This thesis aims to assess the impact of some of the most fundamental reforms of the financial system, including both reforms recently implemented, and others still being discussed. It attempts to do so by taking into account the macroeconomic implications of such reforms, owing to the emergence of the macroprudential approach to financial regulation as the new paradigm in the aftermath of the global financial crisis. This thesis is structured in an introduction, three main chapters, and a conclusion.
The first of the three main chapters develops a quantitative macroeconomic model that features endogenous bank failure and sovereign default risk. It studies the nexus between sovereign and banking crises, and evaluates the effectiveness of bank capital regulation in addressing it. In the model, bank failure contributes to an increase of sovereign default risk through the government bailout of bank creditors. Meanwhile, holding high-yield risky sovereign bonds may be attractive to banks protected by limited liability. By increasing banks’ failure risk and their funding costs, sovereign exposures hurt bank lending and contribute to further contractions in aggregate economic activity. Capital requirements shape banks’ incentives to invest in sovereign debt. More stringent capital regulation makes banks safer, weakening the sovereign-bank nexus. This comes at the cost of constraining the supply of credit.
The second one analyzes the implications of the shift in accounting standards for banks' loan loss provisioning to an expected credit loss approach, which imply an earlier recognition of credit losses.
This chapter develops a recursive ratings-migration model to assess the impact of different provisioning approaches. The main finding is that new forward-looking provisions lead to greater responsiveness of bank profits and regulatory equity capital to changes in aggregate conditions, which raises procyclicality concerns.

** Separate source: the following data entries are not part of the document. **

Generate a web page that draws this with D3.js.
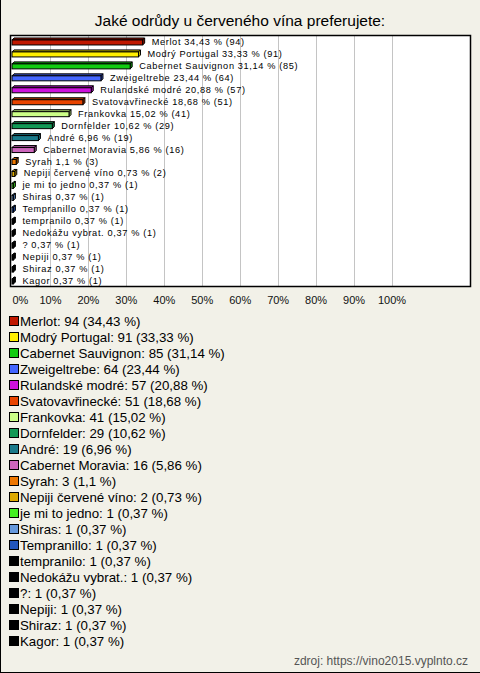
<!DOCTYPE html>
<html><head><meta charset="utf-8">
<script src="https://cdn.jsdelivr.net/npm/d3@7"></script>
<style>html,body{margin:0;padding:0;background:#f2f1e8;}svg{display:block;font-family:Arial,"Liberation Sans",sans-serif;}</style>
</head><body>
<script>
const title = "Jaké odrůdy u červeného vína preferujete:";
const categories = ["Merlot","Modrý Portugal","Cabernet Sauvignon","Zweigeltrebe","Rulandské modré","Svatovavřinecké","Frankovka","Dornfelder","André","Cabernet Moravia","Syrah","Nepiji červené víno","je mi to jedno","Shiras","Tempranillo","tempranilo","Nedokážu vybrat.","?","Nepiji","Shiraz","Kagor"];
const counts = [94,91,85,64,57,51,41,29,19,16,3,2,1,1,1,1,1,1,1,1,1];
const percents = [34.43,33.33,31.14,23.44,20.88,18.68,15.02,10.62,6.96,5.86,1.1,0.73,0.37,0.37,0.37,0.37,0.37,0.37,0.37,0.37,0.37];
const colors = ["#c01800","#ffee00","#11cc11","#4466ff","#cc11dd","#e84400","#ccff88","#119955","#1a7a8a","#cc66bb","#ee7700","#ddaa00","#44ee22","#6699dd","#2255bb","#000000","#000000","#000000","#000000","#000000","#000000"];
const ticks = [0,10,20,30,40,50,60,70,80,90,100];
const source = "zdroj: https://vino2015.vyplnto.cz";

const W = 480, H = 673;
const fmt = v => String(v).replace(".", ",");
const svg = d3.select("body").append("svg").attr("width", W).attr("height", H);
svg.append("rect").attr("width", W).attr("height", H).attr("fill", "#f2f1e8");
svg.append("line").attr("x1",0.5).attr("x2",0.5).attr("y1",0).attr("y2",H).attr("stroke","#000");
svg.append("line").attr("x1",0).attr("x2",W).attr("y1",H-0.5).attr("y2",H-0.5).attr("stroke","#000");

svg.append("text").attr("x", 240).attr("y", 25.5).attr("text-anchor","middle")
  .attr("font-size", 15.5).attr("fill","#000").text(title);

const plot = {l:10.5, t:35.5, r:470.5, b:286.5};
const x = d3.scaleLinear().domain([0,100]).range([12, 391.5]);
const y = d3.scaleBand().domain(categories).range([plot.t, plot.b]);

svg.append("rect").attr("x",plot.l).attr("y",plot.t).attr("width",plot.r-plot.l).attr("height",plot.b-plot.t)
  .attr("fill","#fff");

// gridlines
svg.append("g").selectAll("line").data(ticks.filter(t=>t>0)).join("line")
  .attr("x1", d=>Math.round(x(d))+0.5).attr("x2", d=>Math.round(x(d))+0.5)
  .attr("y1", plot.t).attr("y2", plot.b).attr("stroke","#c4c4c4").attr("stroke-width",1);

// bars
const d = 2;
const bars = svg.append("g");
categories.forEach((c,i) => {
  const yc = y(c) + y.bandwidth()/2 + 0.5;
  const x0 = x(0), x1 = x(percents[i]);
  const yT = yc - 2, yB = yc + 3;
  const col = colors[i];
  const dark = d3.color(col).darker(0.8).formatHex();
  const g = bars.append("g").attr("stroke","#000").attr("stroke-width",1).attr("stroke-linejoin","miter");
  g.append("polygon").attr("points", [[x0,yT],[x0+d,yT-d],[x1+d,yT-d],[x1,yT]].join(" ")).attr("fill", dark);
  g.append("polygon").attr("points", [[x1,yT],[x1+d,yT-d],[x1+d,yB-d],[x1,yB]].join(" ")).attr("fill", dark);
  g.append("rect").attr("x",x0).attr("y",yT).attr("width",Math.max(0,x1-x0)).attr("height",yB-yT).attr("fill",col);
  svg.append("text").attr("x", x1 + d + 7).attr("y", yc + 3).attr("font-size", 9.2).attr("letter-spacing", 0.65)
    .attr("fill","#000").text(`${c} ${fmt(percents[i])} % (${counts[i]})`);
});

svg.append("rect").attr("x",plot.l).attr("y",plot.t).attr("width",plot.r-plot.l).attr("height",plot.b-plot.t)
  .attr("fill","none").attr("stroke","#000").attr("stroke-width",1.5);

// axis
const axis = svg.append("g").attr("transform", `translate(0,${plot.b})`)
  .call(d3.axisBottom(x).tickValues(ticks).tickFormat(t=>t+"%").tickSize(0).tickPadding(10));
axis.select(".domain").remove();
axis.selectAll("text").attr("font-size", 11).attr("fill","#111").attr("font-family","Arial, 'Liberation Sans', sans-serif");
axis.selectAll(".tick").filter(t=>t===0).select("text").attr("text-anchor","start");

// legend
const leg = svg.append("g");
categories.forEach((c,i) => {
  const yc = 321 + 16*i;
  leg.append("rect").attr("x",9.5).attr("y",yc-4.5).attr("width",9).attr("height",9)
    .attr("fill",colors[i]).attr("stroke","#000").attr("stroke-width",1);
  leg.append("text").attr("x",20).attr("y",yc+5).attr("font-size",13.3).attr("fill","#000")
    .text(`${c}: ${counts[i]} (${fmt(percents[i])} %)`);
});

svg.append("text").attr("x", 468).attr("y", 665).attr("text-anchor","end")
  .attr("font-size", 12).attr("fill","#555").text(source);
</script>
</body></html>
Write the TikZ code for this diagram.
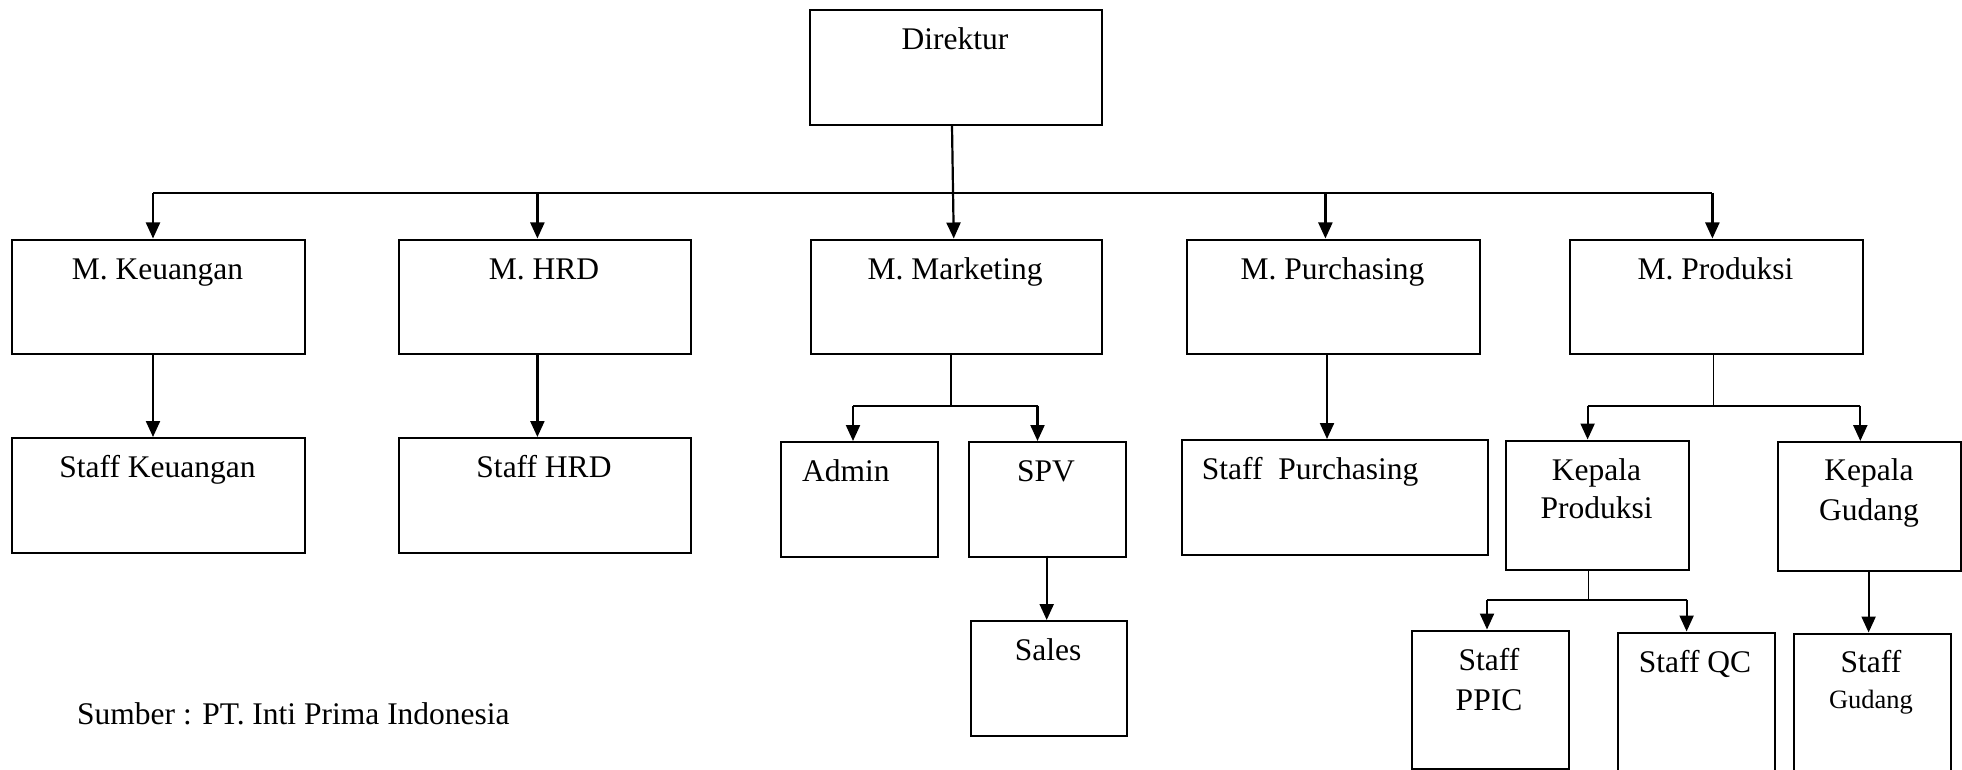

The third one extends the analysis in the previous chapter by developing a dynamic structural model of banking that captures the endogenous response of bank lending and voluntary equity buffers to changes in provisioning and capital requirements. The main result is that, in spite of the fact that banks react to the more cyclically-sensitive provisioning approaches by holding larger precautionary buffers of equity capital, expected loss provisions have a negative effect on lending, both in terms of the size of its contraction during recessions, as well as in the long term.